The action item #1 should be completed with ⚙ D152644 [mlir][Vector] Add support for 0-D vectors to vector.insert/extract.
I’m now looking at #2 and, in particular, at adding support for Value indices to vector.extract/insert ops. They only support constant indices right now. The implementation is almost done but there are around 88 lit test files that would need to be updated to the new vector.extract/insert format. Unfortunately, I can’t think of a ninja regex way to update them so I would really appreciate some help here. Basically, we have to replace check rules like:
where C0, C0_1, etc. can be random indices and be located anywhere in the output.
If anybody has cycles to work on this, please call out the tests you want to work on in the review. You can share your diffs over GH also there. I’ll make sure those contributing are added as co-authors. To repro, you can just apply the ongoing diff and run the check-mlir target.
Thanks a lot! The main roadblock I found after my PR was the gaps in canonicalizations/optimizations between the two ops. Not sure those gaps have been addressed already. Have you noticed any impact in performance?

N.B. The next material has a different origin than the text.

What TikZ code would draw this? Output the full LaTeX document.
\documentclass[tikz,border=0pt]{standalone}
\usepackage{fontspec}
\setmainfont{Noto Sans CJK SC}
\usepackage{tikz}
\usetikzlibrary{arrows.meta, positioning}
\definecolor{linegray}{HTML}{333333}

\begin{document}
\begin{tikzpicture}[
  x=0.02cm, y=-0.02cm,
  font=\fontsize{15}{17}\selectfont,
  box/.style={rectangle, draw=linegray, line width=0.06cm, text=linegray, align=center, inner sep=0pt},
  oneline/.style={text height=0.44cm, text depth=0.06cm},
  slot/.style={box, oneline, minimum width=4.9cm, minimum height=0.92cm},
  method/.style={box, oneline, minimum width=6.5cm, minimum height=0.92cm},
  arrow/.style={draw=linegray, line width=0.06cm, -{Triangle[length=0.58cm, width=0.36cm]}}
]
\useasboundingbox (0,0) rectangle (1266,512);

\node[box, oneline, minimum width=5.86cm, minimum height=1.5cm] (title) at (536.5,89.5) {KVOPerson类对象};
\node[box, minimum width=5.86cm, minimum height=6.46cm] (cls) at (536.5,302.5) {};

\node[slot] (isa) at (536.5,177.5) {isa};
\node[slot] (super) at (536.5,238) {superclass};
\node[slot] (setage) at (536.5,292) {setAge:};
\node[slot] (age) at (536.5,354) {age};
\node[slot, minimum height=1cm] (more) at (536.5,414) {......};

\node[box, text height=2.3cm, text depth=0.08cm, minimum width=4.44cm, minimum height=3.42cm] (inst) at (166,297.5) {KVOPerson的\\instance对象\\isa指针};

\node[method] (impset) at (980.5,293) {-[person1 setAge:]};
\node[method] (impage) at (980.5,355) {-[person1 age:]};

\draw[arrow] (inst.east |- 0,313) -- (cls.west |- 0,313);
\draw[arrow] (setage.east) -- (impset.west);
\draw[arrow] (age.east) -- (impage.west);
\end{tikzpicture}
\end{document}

DenseElementsAttr folder : vector.extract has a canonicalization pattern that does this. This is not a folder for vector.extract because vector.extract can generate a vector constant (instead of a scalar constant) and needs to generate a new operation.
vector.insertelement has folders for:
DenseElementsAttr folder: vector.insert has a canonicalization pattern that does this. The reasoning for it not being a folder is same as vector.extract.
What I understand by looking at this, is that vector.extract/vector.insert have support whatever vector.extractelement/vector.insertelement supports + more folders + more transforms.
I’m not sure of what benchmarks to try for performance though, they should ideally generate the same or better code based on the support, but with my next patch to remove uses of vector.extractelement/vector.insertelement, I could see how it affects IREE cpu performance. If you have any particular benchmarks in mind, I’m happy to try them as well.
Let me know if i missed any of the canonicalizers / folders / transformations.
Thanks for the analysis! Great to see that point 2 is converging. Yes, I think a quick run of IREE CI should be enough to move forward. Thanks for helping with this!
Interesting to see the lack of symmetry between vector.extractelement and vector.insertelement (looking at folders). Looks like a gap waiting to be filled
Given that all of this is already in progress, we might have missed the opportunity to benchmark “before” and “after”.
Given that this is already in progress, we might have missed our opportunity to track the perf impact Still, could you try a deeplabv3 and a bert benchmark? Not too concerned which variant you choose.
As a overall comment, it would be nice if there were a mechanism for putting up deprecation on ops so that downstreams that don’t read here as often or will need time to transition will have that period
Downstream can always just revert the commit that remove the ops in their downstream fork as needed. In general when using LLVM/MLIR downstream, it’s hard to track HEAD without such mechanism that allows you to decouple your transition from the update of LLVM/MLIR (we don’t always can or want to go through soft-deprecation anyway: it can take time and increase friction in getting things improved upstream).
I discussed a similar idea with @rengolin and @qed recently – I’d love to have a tablegen mechanism to add let deprecated = "Reason"; to op definitions and have those result in C++ deprecation warnings and warnings emitted when we verify IR with deprecated ops, that could optionally be turned into errors. This is something that would make op deprecation more mechanical from the POV of downstream projects that can catch deprecations in CI instead of having to stay on top of discourse discussions.
For me, the main difficulty is when deprecated ops appear in mlir bytecode that needs to be upgraded, and we don’t have a good upgrade tools at the moment.